Huddled in the dark in close proximity to their fellow men and women, cinema audiences experience vividly the claustrophobia of Das Boot or any of Hitchcock's single-location sizzlers (Lifeboat, Rope, Rear Window). Samuel Maoz's Lebanon, following in this tradition, gives spatial confinement a new intensity. Aside from the shots of sunflower fields that bookend the film, the action is restricted to the interior of
an Israeli tank that is grinding implacably into enemy territory. We see only what goes on inside that formidable tin can, along with whatever the characters can make out as they squint through the gunsight.

It is June 1982, the beginning of the first Lebanon war. A platoon is manoeuvring its tank into a town that has recently received a visit from the Israeli air force. It's really no more than a spot of house-cleaning, combing the area for anything that the bombs didn't flatten. Any obstacles can be removed with the squeeze of a trigger. That's the idea. But, as Clint Eastwood's Will Munny lamented in Unforgiven: "It's a hell of a thing, killing a man."

Maoz, who based the script on his own time as a gunner in Israel's tank corps, doesn't bother with a plot. The momentum of the vehicle and our dread of what it will find drives the film forward. Inside the hulking metal shell are four young men who are as soft as falafel. Shmulik (Yoav Donat) is the greenhorn who lowers himself into the tank with the trepidation of a man entering his own grave. The commanding officer, Assi (Itay Tiran), barely seems more experienced - he's just been frightened for longer. Hertzel (Oshri Cohen) is the loader. He'd be the swaggerer of the group, if only there were room to swagger. Even here, the driver Yigal (Michael Moshonov) stands out as the nervous type. He wants to get a message to his parents that he's safe. Had the poor lad seen any war movies, he would know that the surest way to place your life in danger is to tell Mum: "Stick the dinner on, I'll be home in a jiffy."

It is night when the tank starts moving, and the instructions are to head across a banana plantation. But peering at the nausea-green images as the tank lurches unpredictably through the countryside, you feel as though you are trapped behind the eyes of a rampaging ogre. Even Shmulik's gun isn't quite the asset it promises to be. The first few times he has to use it, his judgement is off. He leaves behind a tableau of flesh, blood and chicken feathers that, viewed through the gunsight, demonstrates Maoz's ability to bring nonchalance to the most gruesome spectacle. It has to be so: with the camera limited to showing only what the men can see, there is a necessary flatness to the horrors on screen. In that context, it's no wonder the military constructs a euphemistic vocabulary. Dead bodies are referred to as "angels". Phosphorus has been banned, but its use is permitted so long as it goes by the name of "exploding smoke".
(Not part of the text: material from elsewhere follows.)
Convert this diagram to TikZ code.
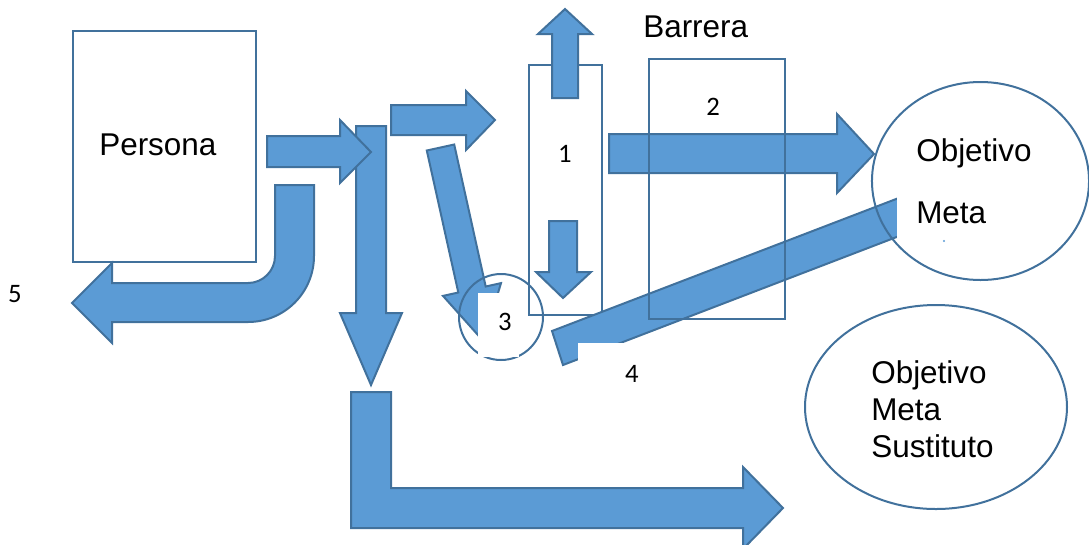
\documentclass[tikz,border=0pt]{standalone}
\usepackage{fontspec}
\setmainfont{Liberation Sans}
\newfontfamily\numfont{Carlito}
\definecolor{arrowfill}{HTML}{5B9BD5}
\definecolor{outline}{HTML}{41719C}
\begin{document}
\begin{tikzpicture}[x=0.75pt,y=-0.75pt,
  blockarrow/.style={fill=arrowfill,draw=outline,line width=1.5pt,line join=miter},
  frame/.style={draw=outline,line width=1.5pt},
  word/.style={font=\fontsize{23.6}{28}\selectfont,inner sep=0pt,anchor=base west},
  num/.style={font=\numfont\fontsize{20}{24}\selectfont,inner sep=0pt,anchor=base},
  cover/.style={fill=white,draw=none}]
\useasboundingbox (0,0) rectangle (1089,544);

% Persona box
\draw[frame,fill=white] (73,31) rectangle (256,262);
\node[word] (persona) at (99,155) {Persona};

% U-turn arrow back to the left (5)
\draw[blockarrow] (275,185) -- (314,185) -- (314,256)
  .. controls (314,292.5) and (284.5,322) .. (248,322)
  -- (112,322) -- (112,343) -- (72,303) -- (112,263) -- (112,283) -- (248,283)
  .. controls (262.9,283) and (275,270.9) .. (275,256) -- cycle;

% long downward arrow
\draw[blockarrow] (356,126) -- (386,126) -- (386,313) -- (402,313) -- (371,385)
  -- (340,313) -- (356,313) -- cycle;

% arrow out of Persona
\draw[blockarrow] (267,136) -- (340,136) -- (340,120) -- (371,152) -- (340,183)
  -- (340,167) -- (267,167) -- cycle;

% bent arrow at the bottom
\draw[blockarrow] (351,392) -- (391,392) -- (391,488) -- (743,488) -- (743,467)
  -- (783,508) -- (743,549) -- (743,528) -- (351,528) -- cycle;

% small arrow towards box 1
\draw[blockarrow] (391,105) -- (466,105) -- (466,91) -- (495,120) -- (466,150)
  -- (466,135) -- (391,135) -- cycle;

% box 1 with its two arrows
\draw[frame] (529,65) rectangle (602,315);
\draw[blockarrow] (552,98) -- (552,34) -- (538,34) -- (565,9) -- (592,34)
  -- (578,34) -- (578,98) -- cycle;
\draw[blockarrow] (549,221) -- (577,221) -- (577,272) -- (591,272) -- (563,298)
  -- (536,272) -- (549,272) -- cycle;
\node[num] (n1) at (565,162) {1};

% slanted arrow down to circle 3
\draw[blockarrow] (426.8,150.5) -- (454.2,144.5) -- (485.7,286.5) -- (501,283.1)
  -- (483.5,341.2) -- (443,295.9) -- (458.3,292.5) -- cycle;

% big arrow through the barrier
\draw[blockarrow] (609,134) -- (837,134) -- (837,114) -- (874,154) -- (837,193)
  -- (837,173) -- (609,173) -- cycle;

% long slanted bar (4)
\draw[blockarrow] (552,331) -- (930,186) -- (941,220) -- (563,365) -- cycle;

% circle 3
\draw[frame] (501,317) circle [x radius=31.5pt, y radius=32.25pt];

% white text boxes
\fill[cover] (478,293) rectangle (519,357);
\fill[cover] (578,343) rectangle (690,400);
\fill[cover] (897,180) rectangle (1000,240);
\fill[arrowfill] (944,241) circle [radius=0.9pt];

\node[num] (n3) at (505,330) {3};
\node[num] (n4) at (632,382) {4};
\node[num] (n5) at (15,302) {5};

% barrier
\draw[frame] (649,59) rectangle (785,319);
\node[word] (barrera) at (643,37) {Barrera};
\node[num] (n2) at (713,115) {2};

% goal ellipses
\draw[frame] (980.5,181) ellipse [x radius=81.4pt, y radius=74.25pt];
\node[word] (obj1) at (916,161) {Objetivo};
\node[word] (meta1) at (916,223) {Meta};

\draw[frame] (936,407) ellipse [x radius=98.25pt, y radius=76.5pt];
\node[word] (obj2) at (871,383) {Objetivo};
\node[word] (meta2) at (871,420) {Meta};
\node[word] (sust) at (871,457) {Sustituto};
\end{tikzpicture}
\end{document}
That type of strangulated humour lingers about the corners of Maoz's script. When the film permits the men a few minutes of downtime, Assi recounts an amusing anecdote about being deflowered during a period of mourning. The monologue lets some fresh air into the picture, but it also feels psychologically correct in the way it bundles sex and death together. These are, after all, men who weep where they smoke, smoke where they sleep, sleep next to where they pee. The time for personal space has passed.

As the soldiers unravel, the close-ups of them become tighter, but also more abstract. The camera lends their sweat-and-oil-streaked faces the look of distressed saints in an El Greco altarpiece. In the men's perspective on the outside world, which doesn't exist except through the crosshairs of their bullet-pocked gunsight, Maoz has hit upon an unbeatable metaphor for the combat mentality. The film features no breathtaking landscapes or eye-popping action sequences, yet it would be impossible to deny that it is forcefully cinematic. The director has mapped out every inch of his crowded frame, every metallic groan and clang that assaults the ears, to deepen our sensory experience. He may keep us cooped up, but he stretches the fabric of film to its limits.